I love the spell that lendeth to each old familiar stream
The dimness and incoherence of some mysterious dream,
That linketh supernatural things to native hill and glen,
and blendeth with the present view a glimpse of what has been.”
— John Greenleaf Whittier
(Decendant of Edmund Greenleaf of Newbury, MA)
~ * ~
I have long been fascinated by the history of people in our family tree. When asking about our nationality, I remember my “Little Nana” (Virginia Mitchell) telling me that we were “Yankee”. I believe what she was implying is that we come from good ole New England stock - pioneers, leaders, and founding settlers, ambitious, tenacious, hard working, and resilient. . .and of course a little bit from here, and a little bit from there.
In researching some of the histories of these folk I have discovered all sorts of characters – saints and sinners alike, those famous and infamous, the ordinary and extraordinary. The fortitude with which these ancestors helped build our country and shape their own legacies is amazing. They were pioneers, housewives, judges, clergy, scholars, authors, shipbuilders, servants, historians, soldiers, governor, knights, kings, herdsmen, lumbermen, cobblers, attorneys, school teachers, hatter, plowmen, constables, poets, barmaids, doctors, farmers, blacksmiths, storekeepers, land owners, town officials, tavern owners, ferriers, mariners, carpenters, and midwives. And they were family.

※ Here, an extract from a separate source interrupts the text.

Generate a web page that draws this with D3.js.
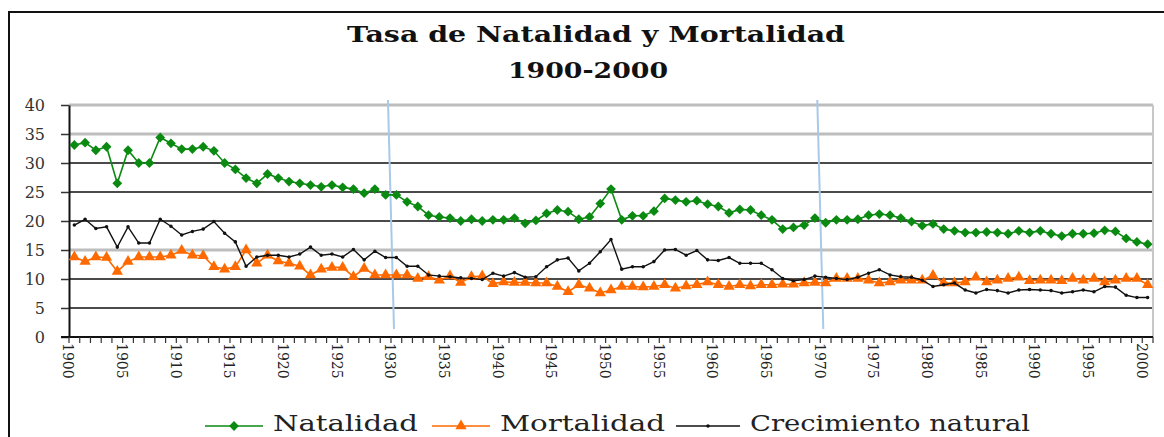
<!DOCTYPE html>
<html>
<head>
<meta charset="utf-8">
<script src="https://cdn.jsdelivr.net/npm/d3@7"></script>
<style>
  body { margin: 0; background: #fff; }
  svg { display: block; }
</style>
</head>
<body>
<div id="chart"></div>
<script>
// Data
const years = d3.range(1900, 2001)
const natalidad = [
  33.1, 33.5, 32.2, 32.8, 26.5, 32.2, 30.0, 30.0, 34.4, 33.4,
  32.4, 32.4, 32.8, 32.1, 30.0, 28.9, 27.4, 26.5, 28.1, 27.4,
  26.8, 26.5, 26.2, 25.9, 26.2, 25.8, 25.5, 24.8, 25.5, 24.5,
  24.5, 23.3, 22.5, 21.0, 20.7, 20.5, 20.0, 20.3, 20.0, 20.2,
  20.2, 20.5, 19.6, 20.1, 21.3, 21.9, 21.6, 20.3, 20.7, 23.0,
  25.5, 20.2, 20.9, 20.9, 21.7, 23.9, 23.6, 23.3, 23.5, 22.9,
  22.5, 21.4, 22.0, 21.9, 21.0, 20.2, 18.6, 18.9, 19.3, 20.5,
  19.7, 20.2, 20.2, 20.3, 21.0, 21.2, 21.0, 20.5, 19.9, 19.2,
  19.5, 18.6, 18.3, 18.0, 18.0, 18.1, 18.0, 17.8, 18.3, 18.0,
  18.3, 17.8, 17.4, 17.8, 17.8, 17.9, 18.4, 18.2, 17.0, 16.4,
  16.0
]
const mortalidad = [
  13.8, 13.0, 13.8, 13.7, 11.3, 13.0, 13.8, 13.8, 13.8, 14.1,
  14.9, 14.1, 14.0, 12.1, 11.7, 12.1, 15.0, 12.7, 14.1, 13.1,
  12.7, 12.2, 10.7, 11.7, 12.0, 12.0, 10.4, 11.8, 10.7, 10.7,
  10.7, 10.7, 10.1, 10.4, 9.8, 10.5, 9.4, 10.4, 10.5, 9.2,
  9.5, 9.4, 9.4, 9.3, 9.3, 8.7, 7.8, 9.0, 8.4, 7.6,
  8.1, 8.7, 8.7, 8.6, 8.7, 9.0, 8.4, 8.8, 9.0, 9.5,
  9.0, 8.7, 9.0, 8.8, 9.0, 9.0, 9.1, 9.1, 9.3, 9.4,
  9.3, 10.1, 10.1, 10.1, 9.8, 9.3, 9.5, 9.8, 9.8, 9.8,
  10.6, 9.3, 9.3, 9.5, 10.3, 9.5, 9.8, 10.1, 10.3, 9.7,
  9.8, 9.8, 9.7, 10.1, 9.8, 10.1, 9.5, 9.8, 10.1, 10.1,
  9.0
]
const crecimiento = [
  19.3, 20.3, 18.7, 19.0, 15.5, 19.0, 16.2, 16.2, 20.3, 19.1,
  17.6, 18.2, 18.6, 19.9, 17.9, 16.4, 12.2, 13.8, 14.1, 14.1,
  13.8, 14.3, 15.5, 14.1, 14.3, 13.8, 15.1, 13.3, 14.8, 13.7,
  13.7, 12.2, 12.2, 10.7, 10.5, 10.4, 10.2, 10.1, 9.9, 11.0,
  10.5, 11.1, 10.3, 10.4, 12.1, 13.3, 13.6, 11.4, 12.7, 14.7,
  16.8, 11.7, 12.1, 12.1, 13.0, 15.0, 15.1, 14.1, 14.9, 13.3,
  13.2, 13.7, 12.7, 12.7, 12.7, 11.6, 10.1, 9.7, 9.9, 10.5,
  10.3, 10.1, 9.9, 10.3, 11.0, 11.6, 10.7, 10.4, 10.3, 9.8,
  8.7, 9.0, 9.3, 8.1, 7.6, 8.2, 8.0, 7.6, 8.1, 8.2,
  8.1, 8.0, 7.6, 7.8, 8.1, 7.8, 8.7, 8.6, 7.2, 6.8,
  6.8
]
const yTicks = [0, 5, 10, 15, 20, 25, 30, 35, 40]
const xLabels = [1900, 1905, 1910, 1915, 1920, 1925, 1930, 1935, 1940, 1945, 1950,
  1955, 1960, 1965, 1970, 1975, 1980, 1985, 1990, 1995, 2000]
const markYears = [1930, 1970]
const seriesNames = ['Natalidad', 'Mortalidad', 'Crecimiento natural']

// Dimensions
const width = 1164, height = 437
const plot = { left: 69, right: 1153, top: 105, bottom: 337 }
const serif = 'DejaVu Serif, Liberation Serif, serif'

const svg = d3.select('#chart')
  .append('svg')
  .attr('width', width)
  .attr('height', height)

// outer frame (only top and left edges are visible)
svg.append('path')
  .attr('d', `M9,${height} V12 H${width}`)
  .attr('fill', 'none')
  .attr('stroke', '#111')
  .attr('stroke-width', 2)

// Title
svg.append('text')
  .attr('x', 596).attr('y', 42)
  .attr('text-anchor', 'middle')
  .attr('font-family', serif).attr('font-weight', 'bold').attr('font-size', 22)
  .attr('textLength', 498).attr('lengthAdjust', 'spacingAndGlyphs')
  .attr('fill', '#111')
  .text('Tasa de Natalidad y Mortalidad')
svg.append('text')
  .attr('x', 588).attr('y', 78)
  .attr('text-anchor', 'middle')
  .attr('font-family', serif).attr('font-weight', 'bold').attr('font-size', 22)
  .attr('textLength', 160).attr('lengthAdjust', 'spacingAndGlyphs')
  .attr('fill', '#111')
  .text('1900-2000')

// Scales
const xBand = d3.scaleBand()
  .domain(years)
  .range([plot.left, plot.right])
const xAccessor = (d, i) => xBand(years[i]) + xBand.bandwidth() / 2
const yScale = d3.scaleLinear()
  .domain([0, 40])
  .range([plot.bottom, plot.top])

// gridlines
const lightGrid = [15, 35, 40]
svg.append('g')
  .selectAll('line')
  .data(yTicks.filter(d => d > 0))
  .join('line')
  .attr('x1', plot.left).attr('x2', plot.right)
  .attr('y1', d => yScale(d)).attr('y2', d => yScale(d))
  .attr('stroke', d => lightGrid.includes(d) ? '#bdbdbd' : '#4a4a4a')
  .attr('stroke-width', d => lightGrid.includes(d) ? 3 : 2.2)

// right edge of plot
svg.append('line')
  .attr('x1', plot.right).attr('x2', plot.right)
  .attr('y1', plot.top).attr('y2', plot.bottom)
  .attr('stroke', '#c8c8c8').attr('stroke-width', 2)

// blue marker lines
svg.append('g')
  .selectAll('line')
  .data(markYears)
  .join('line')
  .attr('x1', d => xBand(d) - 3).attr('x2', d => xBand(d) + 3)
  .attr('y1', 100).attr('y2', 329)
  .attr('stroke', '#a9c9ea').attr('stroke-width', 2)

// y axis
const yAxis = d3.axisLeft(yScale)
  .tickValues(yTicks)
  .tickSize(8)
  .tickSizeOuter(0)
const yG = svg.append('g')
  .attr('transform', `translate(${plot.left},0)`)
  .call(yAxis)
yG.attr('font-family', null)
yG.select('.domain').attr('stroke', '#111').attr('stroke-width', 2)
yG.selectAll('.tick line').attr('stroke', '#333').attr('stroke-width', 1.5)
yG.selectAll('.tick text')
  .attr('x', -24)
  .attr('font-family', serif).attr('font-size', 16).attr('fill', '#333')

// x axis: line, minor ticks at category boundaries, rotated labels
svg.append('line')
  .attr('x1', plot.left - 8).attr('x2', plot.right)
  .attr('y1', plot.bottom).attr('y2', plot.bottom)
  .attr('stroke', '#111').attr('stroke-width', 2)
svg.append('g')
  .selectAll('line')
  .data(years.concat([2001]))
  .join('line')
  .attr('x1', d => d === 2001 ? plot.right : xBand(d))
  .attr('x2', d => d === 2001 ? plot.right : xBand(d))
  .attr('y1', plot.bottom).attr('y2', plot.bottom + 6)
  .attr('stroke', '#333').attr('stroke-width', 1.2)
svg.append('g')
  .selectAll('text')
  .data(xLabels)
  .join('text')
  .attr('transform', d => `translate(${xBand(d) + xBand.bandwidth() / 2 - 6},343) rotate(90)`)
  .attr('dy', '0.35em')
  .attr('font-family', serif).attr('font-size', 14).attr('fill', '#222')
  .text(d => d)

// Lines
const line = d3.line()
  .x(xAccessor)
  .y(d => yScale(d))

const series = [
  { name: seriesNames[0], values: natalidad, color: '#0b8a12', width: 1.6, symbol: d3.symbolSquare, size: 48, rot: 45 },
  { name: seriesNames[1], values: mortalidad, color: '#ff6a00', width: 1.6, symbol: d3.symbolTriangle, size: 55, rot: 0 },
  { name: seriesNames[2], values: crecimiento, color: '#111', width: 1.4, symbol: d3.symbolCircle, size: 10, rot: 0 }
]

series.forEach(s => {
  const g = svg.append('g')
  g.append('path')
    .datum(s.values)
    .attr('d', line)
    .attr('fill', 'none')
    .attr('stroke', s.color)
    .attr('stroke-width', s.width)
  g.selectAll('path.m')
    .data(s.values)
    .join('path')
    .attr('class', 'm')
    .attr('transform', (d, i) => `translate(${xAccessor(d, i)},${yScale(d)}) rotate(${s.rot})`)
    .attr('d', d3.symbol().type(s.symbol).size(s.size))
    .attr('fill', s.color)
})

// Legend
const legendItems = [
  { x1: 205, x2: 263, tx: 273, tl: 145 },
  { x1: 432, x2: 490, tx: 500, tl: 165 },
  { x1: 676, x2: 740, tx: 750, tl: 280 }
]
const legend = svg.append('g')
legendItems.forEach((l, i) => {
  const s = series[i]
  legend.append('line')
    .attr('x1', l.x1).attr('x2', l.x2)
    .attr('y1', 426).attr('y2', 426)
    .attr('stroke', s.color).attr('stroke-width', s.width)
  legend.append('path')
    .attr('transform', `translate(${(l.x1 + l.x2) / 2},426) rotate(${s.rot})`)
    .attr('d', d3.symbol().type(s.symbol).size(s.size))
    .attr('fill', s.color)
  legend.append('text')
    .attr('x', l.tx).attr('y', 431)
    .attr('font-family', serif).attr('font-size', 23).attr('fill', '#222')
    .attr('textLength', l.tl).attr('lengthAdjust', 'spacingAndGlyphs')
    .text(s.name)
})
</script>
</body>
</html>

Though what we have inherited from our ancestors cannot be measure in money, land, or titles, it can in context and perspective. The past is not more important than the present, but it does give us an appreciation of how the present came to be. Much of it by sheer determination, and much more wrought by prayer.
I am not certain why all of this fuss appeals to me so much, but it does. Exploring and recording our ancestry is a most curious, tedious, and entertaining endeavor, yet it somehow seems to instill a sense of certainty . . . Relatively Speaking.